Again, the philosophy is what counts in being able to react to that kind of uncertainty and the uncertainty we'll have coming out of COVID. Because we don't really what the path out of COVID looks like. It's going to be a hell of a lot nicer than the path going in. We're pretty sure of that. But exactly what happens, what timescales, what kinds of things open up when, what kind of shucks we might have from variants, and all the rest of it, we don't know. And that uncertainty is still going to be present. And again, what's key is that notion of we don't know the answers, but we are confident we can have a way to discover them, by reacting to it in an appropriate] way.
Jim Highsmith:
In biology, there's a term called punctuated equilibrium. And a punctuated equilibrium is when something major happens. And so the meteor strike that led to the demise of the dinosaurs and the rise of mammals is a punctuated equilibrium. And I think COVID is probably similar to that in terms of there's two strategies that will allow survival after a punctuated equilibrium. One is luck. If you are in the Amazon business of ordering online and delivering, your luck is good. If you're in an airline business, you're luck is bad. And there's nothing the airline can do to overcome that, except time and losing a lot of money. And so luck is part of it.
But for example, why did the mammal succeed where the dinosaurs didn't? It was because they were more adaptable. They could adapt to colder climates, and so that adaptability is why the mammals survived and thrived. And so there's going to be the same kind of thing in big organizations and organizations, actually small ones too, like small restaurants. Part of it is luck, restaurants were unlucky. But they still adapted fairly quickly to certain kinds of things. You got restaurants with bubbles now outside. So even though you're enclosed in this bubble, and the airflow in that bubble is really terrible, you're still outside, right?
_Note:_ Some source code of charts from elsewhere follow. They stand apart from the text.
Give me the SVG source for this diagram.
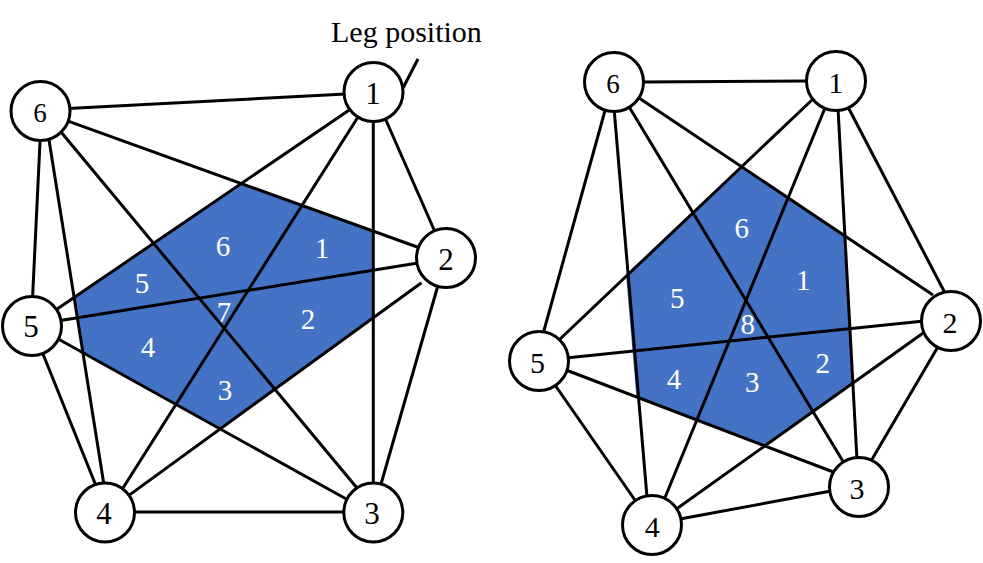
<svg xmlns="http://www.w3.org/2000/svg" width="983" height="563" viewBox="0 0 983 563">
<style>
.bg{fill:#ffffff}
.region{fill:#4472C4;stroke:none}
.edge{stroke:#000;stroke-width:3;fill:none;stroke-linecap:butt}
.node circle{fill:#fff;stroke:#000;stroke-width:3}
.nl{font-family:"Liberation Serif","Times New Roman",serif;font-size:31px;fill:#000;text-anchor:middle}
.nr{font-family:"Liberation Serif","Times New Roman",serif;font-size:30px;fill:#000;text-anchor:middle}
.n6{font-size:27px}
.rl{font-family:"Liberation Serif","Times New Roman",serif;font-size:29px;fill:#fff;text-anchor:middle}
.cap{font-family:"Liberation Serif","Times New Roman",serif;font-size:30px;fill:#000}
</style>
<rect class="bg" x="0" y="0" width="983" height="563"/>

<g id="regions">
  <polygon id="region-left" class="region" points="241.4,183.5 373.3,231 373.3,317.7 220.2,429 82.8,352.7 74,297.6"/>
  <polygon id="region-right" class="region" points="741.4,166.8 844.9,236.3 852.8,383.7 765.1,446.2 636.5,397.9 626,274.5"/>
</g>

<g id="region-labels">
  <text class="rl" x="223" y="255.5">6</text>
  <text class="rl" x="322" y="258">1</text>
  <text class="rl" x="142" y="292.5">5</text>
  <text class="rl" x="224" y="321.5">7</text>
  <text class="rl" x="308" y="329">2</text>
  <text class="rl" x="148" y="356.5">4</text>
  <text class="rl" x="225" y="400">3</text>

  <text class="rl" x="741.7" y="238.3">6</text>
  <text class="rl" x="803.3" y="290">1</text>
  <text class="rl" x="677.3" y="308.3">5</text>
  <text class="rl" x="747.7" y="334">8</text>
  <text class="rl" x="674" y="389.3">4</text>
  <text class="rl" x="752.3" y="391.7">3</text>
  <text class="rl" x="822.7" y="373.3">2</text>
</g>

<g id="connectors">
  <!-- left figure -->
  <line class="edge" x1="68" y1="108.5" x2="346" y2="94"/>
  <line class="edge" x1="66" y1="120.3" x2="420" y2="248"/>
  <line class="edge" x1="61" y1="132" x2="357" y2="488"/>
  <line class="edge" x1="40.2" y1="138" x2="32.5" y2="299"/>
  <line class="edge" x1="48.7" y1="138" x2="104" y2="485"/>
  <line class="edge" x1="350" y1="109.5" x2="55" y2="310.5"/>
  <line class="edge" x1="358" y1="117" x2="123" y2="488"/>
  <line class="edge" x1="373.3" y1="118" x2="373.3" y2="486"/>
  <line class="edge" x1="385" y1="118" x2="435.5" y2="233"/>
  <line class="edge" x1="59" y1="320.7" x2="421" y2="262.6"/>
  <line class="edge" x1="56" y1="337.8" x2="349" y2="500.5"/>
  <line class="edge" x1="42" y1="351.5" x2="96.5" y2="487"/>
  <line class="edge" x1="128.5" y1="495.6" x2="421.5" y2="282.7"/>
  <line class="edge" x1="132" y1="512" x2="346" y2="512"/>
  <line class="edge" x1="380.6" y1="485.5" x2="437.8" y2="286"/>
  <line class="edge" x1="418" y1="59" x2="403" y2="88"/>
  <!-- right figure -->
  <line class="edge" x1="642" y1="82" x2="808" y2="81"/>
  <line class="edge" x1="606" y1="107" x2="543" y2="334"/>
  <line class="edge" x1="614" y1="108" x2="647" y2="497"/>
  <line class="edge" x1="628" y1="105" x2="844" y2="463"/>
  <line class="edge" x1="639" y1="98" x2="933" y2="295"/>
  <line class="edge" x1="813" y1="99" x2="559" y2="340"/>
  <line class="edge" x1="825" y1="108" x2="664" y2="500"/>
  <line class="edge" x1="838" y1="108" x2="857" y2="460"/>
  <line class="edge" x1="848" y1="107" x2="945" y2="293"/>
  <line class="edge" x1="566" y1="358" x2="924" y2="321"/>
  <line class="edge" x1="566" y1="370" x2="836" y2="473"/>
  <line class="edge" x1="555" y1="385" x2="637" y2="503"/>
  <line class="edge" x1="675" y1="510" x2="926" y2="331"/>
  <line class="edge" x1="680" y1="519" x2="831" y2="491"/>
  <line class="edge" x1="871" y1="461" x2="939" y2="345"/>
</g>

<text id="caption" class="cap" x="331" y="42">Leg position</text>

<g id="left-node-1" class="node"><circle cx="373.5" cy="92" r="29.5"/><text class="nl" x="373" y="104">1</text></g>
<g id="left-node-2" class="node"><circle cx="446" cy="258" r="29.5"/><text class="nl" x="446" y="270">2</text></g>
<g id="left-node-3" class="node"><circle cx="373.3" cy="512.5" r="29.5"/><text class="nl" x="372" y="523.5">3</text></g>
<g id="left-node-4" class="node"><circle cx="105" cy="512.5" r="29.5"/><text class="nl" x="104" y="523.5">4</text></g>
<g id="left-node-5" class="node"><circle cx="32" cy="326" r="29.5"/><text class="nl" x="31" y="337">5</text></g>
<g id="left-node-6" class="node"><circle cx="40.5" cy="111" r="29.5"/><text class="nl n6" x="40" y="121.5">6</text></g>

<g id="right-node-1" class="node"><circle cx="836" cy="81" r="29.5"/><text class="nr" x="835.7" y="93.3">1</text></g>
<g id="right-node-2" class="node"><circle cx="951" cy="321" r="29.5"/><text class="nr" x="950" y="333.3">2</text></g>
<g id="right-node-3" class="node"><circle cx="859" cy="487" r="29.5"/><text class="nr" x="857" y="498.5">3</text></g>
<g id="right-node-4" class="node"><circle cx="652" cy="525" r="29.5"/><text class="nr" x="652.3" y="536.7">4</text></g>
<g id="right-node-5" class="node"><circle cx="539" cy="361" r="29.5"/><text class="nr" x="537.5" y="372.7">5</text></g>
<g id="right-node-6" class="node"><circle cx="614" cy="82" r="29.5"/><text class="nr n6" x="613" y="93">6</text></g>
</svg>
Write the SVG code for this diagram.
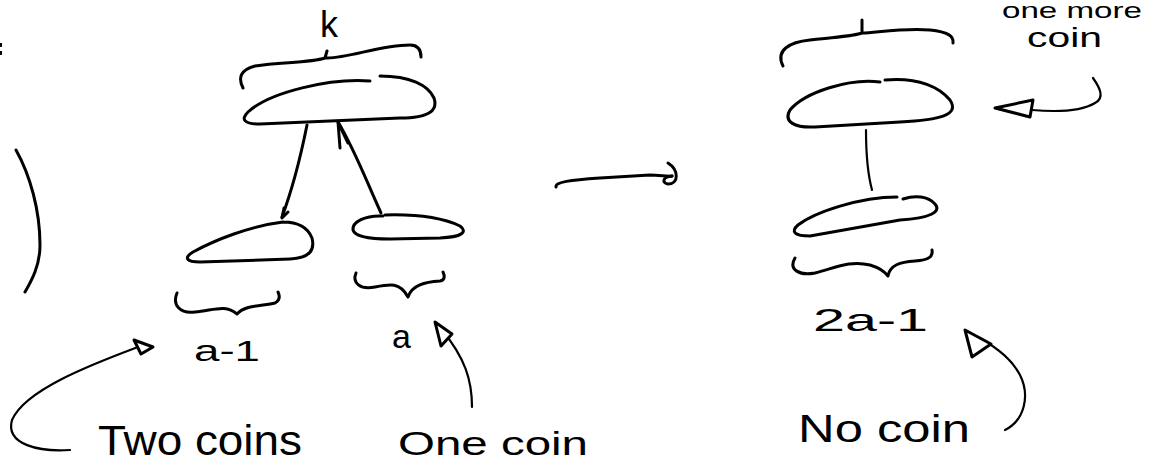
<svg xmlns="http://www.w3.org/2000/svg" width="1152" height="470" viewBox="0 0 1152 470">
<style>
.s{fill:none;stroke:#000;stroke-width:3;stroke-linecap:round;stroke-linejoin:round}
.t{stroke-width:2.2}
.h{fill:#fff;stroke:#000;stroke-width:3;stroke-linejoin:round}
.tx{font-family:"Liberation Sans",Arial,sans-serif;fill:#000}
</style>
<rect width="1152" height="470" fill="#fff"/>
<g id="margin-mark">
<rect x="0" y="43" width="2" height="4" fill="#000"/>
<rect x="0" y="51" width="2" height="4" fill="#000"/>
</g>
<g id="left-paren">
<path class="s" d="M16,150 C30,175 40,210 40,245 C40,265 32,280 25,292"/>
</g>
<g id="label-k">
<text class="tx" x="320" y="37" font-size="36">k</text>
</g>
<g id="brace-top-left">
<path class="s" d="M243,88 C238,78 240,70 255,66 C280,62 310,63 325,58 L327,51 M327,58 C350,58 380,45 410,45 C418,45 421,50 421,57"/>
</g>
<g id="node-top-left">
<path class="s" d="M370,81 C330,78 270,92 248,112 C240,120 245,124 260,124 L400,118 C430,118 438,110 434,98 C428,85 410,76 380,76"/>
</g>
<g id="node-child-left">
<path class="s" d="M283,222 C250,226 215,240 193,252 C183,258 187,262 200,262 L290,259 C310,258 315,250 312,238 C308,228 298,222 283,222"/>
</g>
<g id="node-child-right">
<path class="s" d="M383,216 C365,215 352,222 353,230 C355,237 370,239 390,239 L440,238 C462,237 468,232 460,226 C445,219 420,214 385,215"/>
</g>
<g id="brace-a-1">
<path class="s" d="M177,293 C172,305 180,314 195,312 C215,310 225,304 237,314 C245,305 262,306 275,303 C280,300 280,296 278,292"/>
</g>
<g id="brace-a">
<path class="s" d="M356,273 C352,283 360,290 375,287 C390,284 400,282 408,297 C412,285 425,282 440,281 C445,280 445,276 443,272"/>
</g>
<g id="label-a-1">
<text class="tx" x="194" y="361" font-size="30" textLength="66" lengthAdjust="spacingAndGlyphs">a-1</text>
</g>
<g id="label-a">
<text class="tx" x="392" y="348" font-size="34">a</text>
</g>
<g id="label-two-coins">
<text class="tx" x="98" y="455" font-size="42" textLength="204" lengthAdjust="spacingAndGlyphs">Two coins</text>
</g>
<g id="label-one-coin">
<text class="tx" x="398" y="455" font-size="34" textLength="190" lengthAdjust="spacingAndGlyphs">One coin</text>
</g>
<g id="brace-top-right">
<path class="s" d="M783,66 C775,50 790,42 810,40 C835,37 855,36 862,33 L862,20 M862,33 C880,32 905,28 930,30 C948,32 954,36 953,43"/>
</g>
<g id="node-top-right">
<path class="s" d="M880,82 C850,78 805,92 790,110 C783,122 795,128 815,127 L900,122 C940,120 960,115 950,100 C940,88 920,77 885,80"/>
</g>
<g id="node-bottom-right">
<path class="s" d="M897,197 C860,197 815,212 798,225 C790,232 795,236 810,236 L900,220 C930,218 942,212 935,204 C928,196 915,195 903,199"/>
</g>
<g id="brace-2a-1">
<path class="s" d="M795,258 C788,270 800,276 815,273 C835,268 850,260 870,265 C880,268 885,272 888,276 C890,265 900,262 915,261 C930,260 933,256 932,250"/>
</g>
<g id="label-2a-1">
<text class="tx" x="813" y="331" font-size="32" textLength="115" lengthAdjust="spacingAndGlyphs">2a-1</text>
</g>
<g id="label-no-coin">
<text class="tx" x="798" y="442" font-size="38" textLength="172" lengthAdjust="spacingAndGlyphs">No coin</text>
</g>
<g id="label-one-more-coin">
<text class="tx" x="1002" y="18" font-size="22" textLength="140" lengthAdjust="spacingAndGlyphs">one more</text>
<text class="tx" x="1027" y="47" font-size="28" textLength="75" lengthAdjust="spacingAndGlyphs">coin</text>
</g>
<g id="connectors">
<path class="s" d="M307,125 C300,160 292,190 282,217"/>
<path class="s" d="M284,208 L282,218 L288,212"/>
<path class="s" d="M338,122 C355,150 368,185 381,213"/>
<path class="s" d="M338,122 L340,148 M338,122 L348,143"/>
<path class="s t" d="M866,130 C866,155 868,175 872,190"/>
<path class="s" d="M556,187 C555,182 570,180 600,178 L650,175 C660,175 668,177 672,176"/>
<path class="s" d="M668,163 C679,170 679,184 668,184 C662,183 662,177 672,176"/>
<path class="s t" d="M70,450 C40,452 5,445 12,420 C25,390 90,365 138,347"/>
<path class="h" d="M153,347 L134,340 L141,354 Z"/>
<path class="s t" d="M472,407 C472,380 465,358 442,330"/>
<path class="h" d="M435,322 L452,334 L441,346 Z"/>
<path class="s t" d="M1005,430 C1025,420 1030,395 1020,375 C1012,360 1000,350 980,338"/>
<path class="h" d="M965,330 L991,344 L972,357 Z"/>
<path class="s t" d="M1093,78 C1100,88 1105,98 1095,103 C1080,112 1055,112 1032,110"/>
<path class="h" d="M995,108 L1033,100 L1030,117 Z"/>
</g>
</svg>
And then big organizations, for example the travel industry, cruise ships have been hit really, really hard. So they're just trying to adapt to survive, whereas other companies that were... Like grocery stores, they're adapting to fulfill greatly enhanced needs, greatly enhanced demands. It strikes unevenly across industries, which is different than a lot of the changes we've seen in the past.
Alexey Bôas:
Well, this takes us to the end of the episode. Thank you very much, Tim and Martin, for joining. Thank you very much, Mike, and hope to talk to you next time. Thanks a lot.
Martin Fowler:
Thank you.
Mike Mason:
Thanks, Alexey. Thank you, Jim and Martin.